Sea6 Energy Private Ltd.
- Company type: Private
- Industry: Biofuel
- Founded: Chennai, India, July 2010
- Founder: Nelson Vadassery Sowmya Balendiran Sailaja Nori Shrikumar Suryanarayan Sayash Kumar
- Headquarters: Bangalore, India
- Products: Bioplastics, Biostimulants, Food ingredients and Biofuel
- Website: www.sea6energy.com

= Sea6 Energy =

Sea6 Energy is a seaweed company based in Bangalore, India that focuses on cultivating and processing tropical seaweed species. The company has developed a proprietary cultivation mechanism called the SeaCombine, which can simultaneously harvest and replant seaweed in deep ocean waters, enabling cost-competitive production at scale. The company has also developed proprietary technologies to convert fresh seaweed into environmentally friendly products for a range of industries including agriculture, animal health, food ingredients, bioplastics and renewable chemicals. In 2012, Sea6 Energy was given the title of "Emerging Company of the Year" by the Government of Karnataka.

==Company history==

As students at the Indian Institute of Technology Madras (IIT Madras) in 2008, the company's four founders—Nelson Vadassery, Sailaja Nori, Sowmya Balendiran, and Sayash Kumar—sought out the help of their professor, Shrikumar Suryanarayan, to aid in entering the iGEM competition hosted by the Massachusetts Institute of Technology. Suryanarayan, now the Managing Director of Sea6 Energy, helped the students enter their project in the competition and spurred their interest in the biofuel industry. Suryanarayan had also previously worked at the Indian biotechnology company, Biocon, where his own interest in studying seaweed as a biofuel was piqued.

The company was founded in July 2010 with funding from a few IIT Madras alumni, Suryanarayan, the Indian Department of Biotechnology, and other investors. The company began operation in Chennai, using laboratories and equipment provided by IIT Madras. The company would later move to their current location in Bangalore to take advantage of facilities and instrumentation at the Centre for Cellular and Molecular Platforms (C-CAMP), a company co-founded by Shrikumar Suryanarayan.

On 31 January 2012, Sea6 Energy signed a deal with Danish biotech company, Novozymes. The goal of the partnership is to facilitate the conversion of seaweed carbohydrates into sugars that can be used to produce ethanol.

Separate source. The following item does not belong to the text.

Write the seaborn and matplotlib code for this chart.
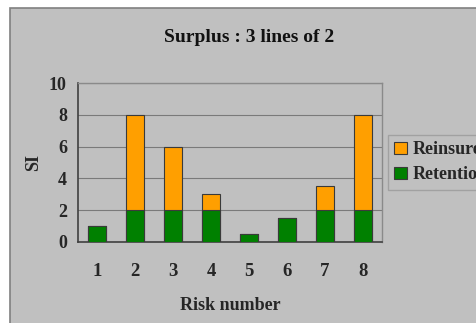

== Research and development ==
Traditionally, algal-based biofuels have been derived from microalgae that grow in fresh water sources. Shrikumar Suryanarayan and the 4 co-founders sought to research the viability of macroalgae (seaweed) as a fuel source. To do this, they needed a way to efficiently farm the seaweed, which led to the creation of a farming system built from a marine plastics polymer. Sea6 Energy successfully applied for a patent for their aquatic farming structure in 2012 (one of their two patents that has been published).

Sea6 Energy has successfully converted red seaweed into ethanol and natural gas in their labs. They believe that seaweed can replace fossil fuels and other types of green fuels in a way that is both sustainable and good for the environment. The current goal of Sea6 Energy (along with their partner, Novozymes) is to find an enzyme that breaks down red seaweed carbohydrate into monosaccharides more efficiently. These monosaccharides must undergo fermentation in order to be converted into ethanol.